» **Exercise brief**: Take the listing from its first line through the line that contains "(a4) [below of=a0]" and please retype those lines exactly, leaving out the pictures.

# # # #

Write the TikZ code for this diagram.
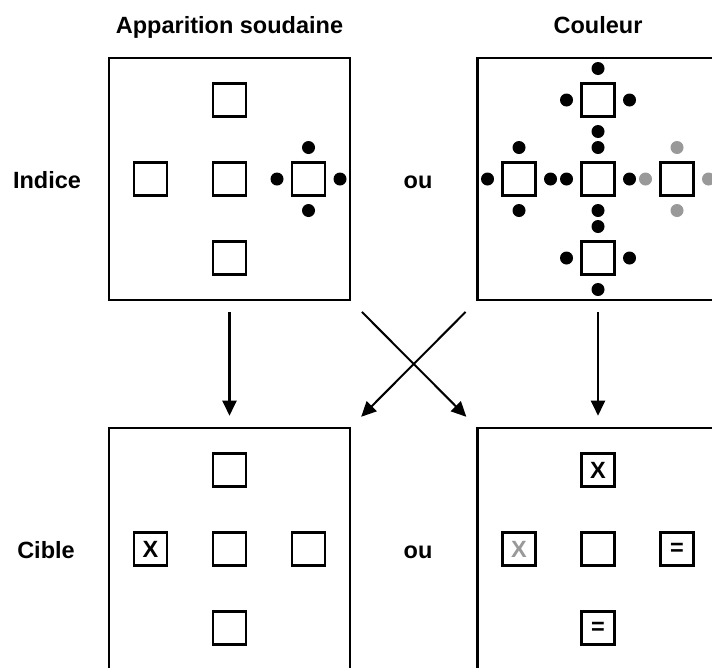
\documentclass[tikz,border=0pt]{standalone}
\usepackage{fontspec}
\setmainfont{Liberation Sans}
\usepackage{tikz}
\usetikzlibrary{arrows.meta}

\definecolor{lightdot}{gray}{0.6}

\begin{document}
\begin{tikzpicture}[x=1pt,y=-1pt,node distance=79pt,>={Triangle[length=15pt,width=14pt]},
    every node/.style={font=\fontsize{23.5}{28}\selectfont\bfseries},
    panel/.style={draw,line width=2.6pt,minimum width=241pt,minimum height=242pt,inner sep=0pt},
    cell/.style={draw,line width=2.2pt,minimum size=33pt,inner sep=0pt},
    spot/.style={circle,fill,minimum size=13pt,inner sep=0pt},
    arr/.style={->,line width=2.2pt,shorten <=11pt,shorten >=11pt},
    cross/.style={->,line width=2pt,shorten <=15pt,shorten >=14pt}]

      \useasboundingbox (0,0) rectangle (712,667);
      \clip (0,0) rectangle (712,667);

      \node[anchor=base] (ttlA) at (229.5,33) {Apparition soudaine};
      \node[anchor=base] (ttlB) at (598,33) {Couleur};
      \node[anchor=base] (indice) at (47,188) {Indice};
      \node[anchor=base] (ouA) at (418,188) {ou};
      \node[anchor=base] (cible) at (46,558) {Cible};
      \node[anchor=base] (ouB) at (418,558) {ou};

      \node[panel] (fa) at (229.5,179) {};
      \node[panel] (fb) at (598,179) {};
      \node[panel] (fc) at (229.5,549) {};
      \node[panel] (fd) at (598,549) {};

      % indice, apparition soudaine
      \node[cell] (a0) at (fa) {};
      \node[cell] (a1) [above of=a0] {};
      \node[cell] (a2) [left of=a0] {};
      \node[cell] (a3) [right of=a0] {};
      \node[cell] (a4) [below of=a0] {};

      % indice, couleur
      \node[cell] (b0) at (fb) {};
      \node[cell] (b1) [above of=b0] {};
      \node[cell] (b2) [left of=b0] {};
      \node[cell] (b3) [right of=b0] {};
      \node[cell] (b4) [below of=b0] {};

      \foreach \s in {a3,b0,b1,b2,b4}
        \foreach \ang/\nm in {90/n,270/s,180/w,0/e}
          \node[spot] (\s\nm) at ([shift={(\ang:31.5pt)}]\s) {};
      \foreach \ang/\nm in {90/n,270/s,180/w,0/e}
        \node[spot,fill=lightdot] (b3\nm) at ([shift={(\ang:31.5pt)}]b3) {};

      % cible
      \node[cell] (c0) at (fc) {};
      \node[cell] (c1) [above of=c0] {};
      \node[cell] (c2) [left of=c0] {X};
      \node[cell] (c3) [right of=c0] {};
      \node[cell] (c4) [below of=c0] {};

      \node[cell] (d0) at (fd) {};
      \node[cell] (d1) [above of=d0] {X};
      \node[cell,text=lightdot] (d2) [left of=d0] {X};
      \node[cell] (d3) [right of=d0] {=};
      \node[cell] (d4) [below of=d0] {=};

      \draw [style=arr] (fa) -- (fc);
      \draw [style=arr] (fb) -- (fd);
      \draw [style=cross] (fa.south east) -- (fd.north west);
      \draw [style=cross] (fb.south west) -- (fc.north east);
    \end{tikzpicture}
\end{document}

# # # #

» **Response**:
Write the TikZ code for this diagram.
\documentclass[tikz,border=0pt]{standalone}
\usepackage{fontspec}
\setmainfont{Liberation Sans}
\usepackage{tikz}
\usetikzlibrary{arrows.meta}

\definecolor{lightdot}{gray}{0.6}

\begin{document}
\begin{tikzpicture}[x=1pt,y=-1pt,node distance=79pt,>={Triangle[length=15pt,width=14pt]},
    every node/.style={font=\fontsize{23.5}{28}\selectfont\bfseries},
    panel/.style={draw,line width=2.6pt,minimum width=241pt,minimum height=242pt,inner sep=0pt},
    cell/.style={draw,line width=2.2pt,minimum size=33pt,inner sep=0pt},
    spot/.style={circle,fill,minimum size=13pt,inner sep=0pt},
    arr/.style={->,line width=2.2pt,shorten <=11pt,shorten >=11pt},
    cross/.style={->,line width=2pt,shorten <=15pt,shorten >=14pt}]

      \useasboundingbox (0,0) rectangle (712,667);
      \clip (0,0) rectangle (712,667);

      \node[anchor=base] (ttlA) at (229.5,33) {Apparition soudaine};
      \node[anchor=base] (ttlB) at (598,33) {Couleur};
      \node[anchor=base] (indice) at (47,188) {Indice};
      \node[anchor=base] (ouA) at (418,188) {ou};
      \node[anchor=base] (cible) at (46,558) {Cible};
      \node[anchor=base] (ouB) at (418,558) {ou};

      \node[panel] (fa) at (229.5,179) {};
      \node[panel] (fb) at (598,179) {};
      \node[panel] (fc) at (229.5,549) {};
      \node[panel] (fd) at (598,549) {};

      % indice, apparition soudaine
      \node[cell] (a0) at (fa) {};
      \node[cell] (a1) [above of=a0] {};
      \node[cell] (a2) [left of=a0] {};
      \node[cell] (a3) [right of=a0] {};
      \node[cell] (a4) [below of=a0] {};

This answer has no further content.